» **Work required**: Please set down all the lines beneath this one exactly, without the pictures.

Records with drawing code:
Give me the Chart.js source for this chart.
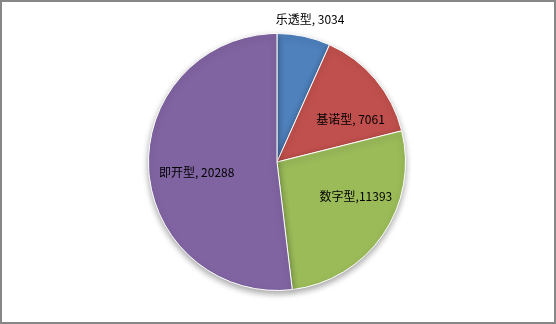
<!DOCTYPE html>
<html>
<head>
<meta charset="utf-8">
<script src="https://cdn.jsdelivr.net/npm/chart.js@4.4.1/dist/chart.umd.min.js"></script>
<style>
  body { margin: 0; background: #fff; }
  #box { width: 556px; height: 324px; box-sizing: border-box; border: 2px solid #878787; position: relative; }
  #box canvas { display: block; }
</style>
</head>
<body>
<div id="box"><canvas id="pieCanvas" width="552" height="320"></canvas></div>
<script>
// data
var categories = ["乐透型", "基诺型", "数字型", "即开型"];
var salesValues = [3034, 7061, 11393, 20288];   // values printed in the labels
var labelSeparators = [", ", ", ", ",", ", "];
// the slices in the picture are not drawn in proportion to the printed values;
// these are the shares (%) measured from the slice angles
var sliceShares = [6.7, 14.4, 27.0, 51.9];
var sliceColors = ["#4F81BD", "#C0504D", "#9BBB59", "#8064A2"];

// label spot per slice: radius factor of the arc and angle shift (degrees)
var labelSpots = [
    { r: 1.14, shift: 1 },
    { r: 0.66, shift: 10 },
    { r: 0.67, shift: -11 },
    { r: 0.63, shift: -4 }
];

var shadowPlugin = {
    id: 'pieShadow',
    beforeDatasetDraw: function(chart) {
        var ctx = chart.ctx;
        ctx.save();
        ctx.shadowColor = 'rgba(0,0,0,0.35)';
        ctx.shadowBlur = 6;
        ctx.shadowOffsetX = 0;
        ctx.shadowOffsetY = 3;
    },
    afterDatasetDraw: function(chart) {
        chart.ctx.restore();
    }
};

var labelPlugin = {
    id: 'pieLabels',
    afterDatasetsDraw: function(chart) {
        var ctx = chart.ctx;
        var meta = chart.getDatasetMeta(0);
        ctx.save();
        ctx.font = '12px "Noto Sans CJK SC", "Noto Sans", sans-serif';
        ctx.fillStyle = '#000';
        ctx.textAlign = 'center';
        ctx.textBaseline = 'middle';
        meta.data.forEach(function(arc, i) {
            var p = arc.getProps(['x', 'y', 'startAngle', 'endAngle', 'outerRadius'], true);
            var mid = (p.startAngle + p.endAngle) / 2 + labelSpots[i].shift * Math.PI / 180;
            var rr = p.outerRadius * labelSpots[i].r;
            var lx = p.x + Math.cos(mid) * rr;
            var ly = p.y + Math.sin(mid) * rr;
            ctx.fillText(categories[i] + labelSeparators[i] + salesValues[i], lx, ly);
        });
        ctx.restore();
    }
};

var config = {
    type: 'pie',
    data: {
        labels: categories,
        datasets: [{
            data: sliceShares,
            backgroundColor: sliceColors,
            borderColor: '#ffffff',
            borderWidth: 1
        }]
    },
    options: {
        responsive: false,
        animation: false,
        layout: { padding: { top: 31, bottom: 31, left: 0, right: 2 } },
        plugins: {
            legend: { display: false },
            tooltip: { enabled: false }
        }
    },
    plugins: [shadowPlugin, labelPlugin]
};
new Chart(document.getElementById('pieCanvas'), config);
</script>
</body>
</html>
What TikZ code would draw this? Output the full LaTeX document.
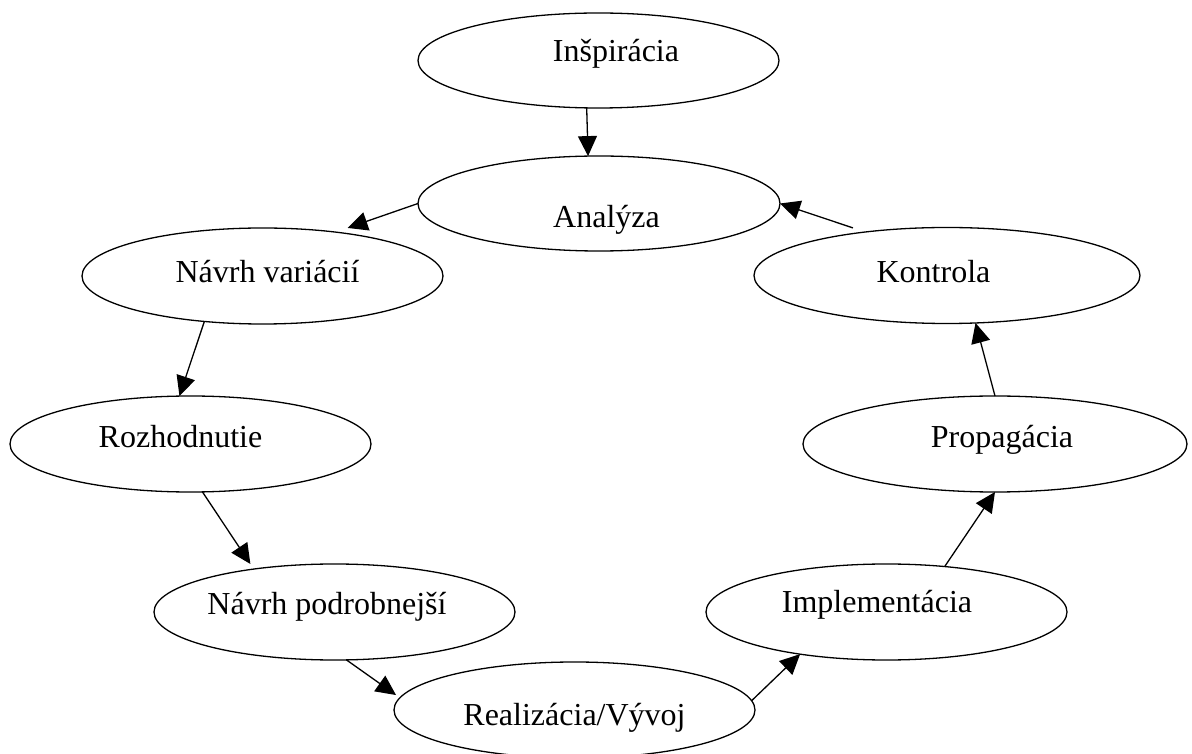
\documentclass[tikz,border=0pt]{standalone}
\usepackage{fontspec}
\setmainfont{Liberation Serif}
\usetikzlibrary{shapes.geometric,arrows.meta}
\tikzset{
  oval/.style={draw=black, line width=1.3pt, shape=ellipse, inner sep=0pt, outer sep=0pt, minimum height=96pt},
  lbl/.style={inner sep=0pt, anchor=base, font=\fontsize{32}{38}\selectfont},
  arr/.style={line width=1.3pt, -{Triangle[length=20pt,width=19pt]}}
}
\begin{document}
\begin{tikzpicture}[x=1pt,y=1pt]
\useasboundingbox (0,0) rectangle (1192,753);
% ellipses
\node[oval, minimum width=361pt, minimum height=95pt] (insp) at (598.5,692.5) {};
\node[oval, minimum width=362pt, minimum height=95pt] (anal) at (599,549.5) {};
\node[oval, minimum width=361pt] (navv) at (262.5,477) {};
\node[oval, minimum width=386pt] (kont) at (947,477.5) {};
\node[oval, minimum width=361pt] (rozh) at (190.5,309) {};
\node[oval, minimum width=384pt] (prop) at (995,309) {};
\node[oval, minimum width=361pt] (navp) at (334.5,141) {};
\node[oval, minimum width=361pt] (impl) at (886.5,141) {};
\node[oval, minimum width=361pt] (real) at (574.5,43) {};
% labels
\node[lbl] (insp-t) at (616,691) {Inšpirácia};
\node[lbl] (anal-t) at (606.5,525) {Analýza};
\node[lbl] (navv-t) at (267.5,470) {Návrh variácií};
\node[lbl] (kont-t) at (933.5,470) {Kontrola};
\node[lbl] (rozh-t) at (180.5,305) {Rozhodnutie};
\node[lbl] (prop-t) at (1002,305) {Propagácia};
\node[lbl] (navp-t) at (327,139) {Návrh podrobnejší};
\node[lbl] (impl-t) at (877,140) {Implementácia};
\node[lbl] (real-t) at (574.5,28) {Realizácia/Vývoj};
% connectors
\draw[arr] (insp.256.4) -- (anal.103.9);
\draw[arr, shorten >=12.7pt] (anal.180) -- (navv.31.2);
\draw[arr] (navv.218.3) -- (rozh.103.5);
\draw[arr, shorten >=6.1pt] (rozh.284.6) -- (navp.152.2);
\draw[arr, shorten >=4.8pt] (navp.284.6) -- (real.176.4);
\draw[arr] (real.3.2) -- (impl.206.4);
\draw[arr] (impl.38.4) -- (prop.270);
\draw[arr] (prop.90) -- (kont.301.2);
\draw[arr, shorten <=13pt] (kont.152.3) -- (anal.0);
\end{tikzpicture}
\end{document}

» **Exercise response**:
Give me the Chart.js source for this chart.
<!DOCTYPE html>
<html>
<head>
<meta charset="utf-8">
<script src="https://cdn.jsdelivr.net/npm/chart.js@4.4.1/dist/chart.umd.min.js"></script>
<style>
  body { margin: 0; background: #fff; }
  #box { width: 556px; height: 324px; box-sizing: border-box; border: 2px solid #878787; position: relative; }
  #box canvas { display: block; }
</style>
</head>
<body>
<div id="box"><canvas id="pieCanvas" width="552" height="320"></canvas></div>
<script>
// data
var categories = ["乐透型", "基诺型", "数字型", "即开型"];
var salesValues = [3034, 7061, 11393, 20288];   // values printed in the labels
var labelSeparators = [", ", ", ", ",", ", "];
// the slices in the picture are not drawn in proportion to the printed values;
// these are the shares (%) measured from the slice angles
var sliceShares = [6.7, 14.4, 27.0, 51.9];
var sliceColors = ["#4F81BD", "#C0504D", "#9BBB59", "#8064A2"];

// label spot per slice: radius factor of the arc and angle shift (degrees)
var labelSpots = [
    { r: 1.14, shift: 1 },
    { r: 0.66, shift: 10 },
    { r: 0.67, shift: -11 },
    { r: 0.63, shift: -4 }
];

var shadowPlugin = {
    id: 'pieShadow',
    beforeDatasetDraw: function(chart) {
        var ctx = chart.ctx;
        ctx.save();
        ctx.shadowColor = 'rgba(0,0,0,0.35)';
        ctx.shadowBlur = 6;
        ctx.shadowOffsetX = 0;
        ctx.shadowOffsetY = 3;
    },
    afterDatasetDraw: function(chart) {
        chart.ctx.restore();
    }
};

var labelPlugin = {
    id: 'pieLabels',
    afterDatasetsDraw: function(chart) {
        var ctx = chart.ctx;
        var meta = chart.getDatasetMeta(0);
        ctx.save();
        ctx.font = '12px "Noto Sans CJK SC", "Noto Sans", sans-serif';
        ctx.fillStyle = '#000';
        ctx.textAlign = 'center';
        ctx.textBaseline = 'middle';
        meta.data.forEach(function(arc, i) {
            var p = arc.getProps(['x', 'y', 'startAngle', 'endAngle', 'outerRadius'], true);
            var mid = (p.startAngle + p.endAngle) / 2 + labelSpots[i].shift * Math.PI / 180;
            var rr = p.outerRadius * labelSpots[i].r;
            var lx = p.x + Math.cos(mid) * rr;
            var ly = p.y + Math.sin(mid) * rr;
            ctx.fillText(categories[i] + labelSeparators[i] + salesValues[i], lx, ly);
        });
        ctx.restore();
    }
};

var config = {
    type: 'pie',
    data: {
        labels: categories,
        datasets: [{
            data: sliceShares,
            backgroundColor: sliceColors,
            borderColor: '#ffffff',
            borderWidth: 1
        }]
    },
    options: {
        responsive: false,
        animation: false,
        layout: { padding: { top: 31, bottom: 31, left: 0, right: 2 } },
        plugins: {
            legend: { display: false },
            tooltip: { enabled: false }
        }
    },
    plugins: [shadowPlugin, labelPlugin]
};
new Chart(document.getElementById('pieCanvas'), config);
</script>
</body>
</html>
What TikZ code would draw this? Output the full LaTeX document.
\documentclass[tikz,border=0pt]{standalone}
\usepackage{fontspec}
\setmainfont{Liberation Serif}
\usetikzlibrary{shapes.geometric,arrows.meta}
\tikzset{
  oval/.style={draw=black, line width=1.3pt, shape=ellipse, inner sep=0pt, outer sep=0pt, minimum height=96pt},
  lbl/.style={inner sep=0pt, anchor=base, font=\fontsize{32}{38}\selectfont},
  arr/.style={line width=1.3pt, -{Triangle[length=20pt,width=19pt]}}
}
\begin{document}
\begin{tikzpicture}[x=1pt,y=1pt]
\useasboundingbox (0,0) rectangle (1192,753);
% ellipses
\node[oval, minimum width=361pt, minimum height=95pt] (insp) at (598.5,692.5) {};
\node[oval, minimum width=362pt, minimum height=95pt] (anal) at (599,549.5) {};
\node[oval, minimum width=361pt] (navv) at (262.5,477) {};
\node[oval, minimum width=386pt] (kont) at (947,477.5) {};
\node[oval, minimum width=361pt] (rozh) at (190.5,309) {};
\node[oval, minimum width=384pt] (prop) at (995,309) {};
\node[oval, minimum width=361pt] (navp) at (334.5,141) {};
\node[oval, minimum width=361pt] (impl) at (886.5,141) {};
\node[oval, minimum width=361pt] (real) at (574.5,43) {};
% labels
\node[lbl] (insp-t) at (616,691) {Inšpirácia};
\node[lbl] (anal-t) at (606.5,525) {Analýza};
\node[lbl] (navv-t) at (267.5,470) {Návrh variácií};
\node[lbl] (kont-t) at (933.5,470) {Kontrola};
\node[lbl] (rozh-t) at (180.5,305) {Rozhodnutie};
\node[lbl] (prop-t) at (1002,305) {Propagácia};
\node[lbl] (navp-t) at (327,139) {Návrh podrobnejší};
\node[lbl] (impl-t) at (877,140) {Implementácia};
\node[lbl] (real-t) at (574.5,28) {Realizácia/Vývoj};
% connectors
\draw[arr] (insp.256.4) -- (anal.103.9);
\draw[arr, shorten >=12.7pt] (anal.180) -- (navv.31.2);
\draw[arr] (navv.218.3) -- (rozh.103.5);
\draw[arr, shorten >=6.1pt] (rozh.284.6) -- (navp.152.2);
\draw[arr, shorten >=4.8pt] (navp.284.6) -- (real.176.4);
\draw[arr] (real.3.2) -- (impl.206.4);
\draw[arr] (impl.38.4) -- (prop.270);
\draw[arr] (prop.90) -- (kont.301.2);
\draw[arr, shorten <=13pt] (kont.152.3) -- (anal.0);
\end{tikzpicture}
\end{document}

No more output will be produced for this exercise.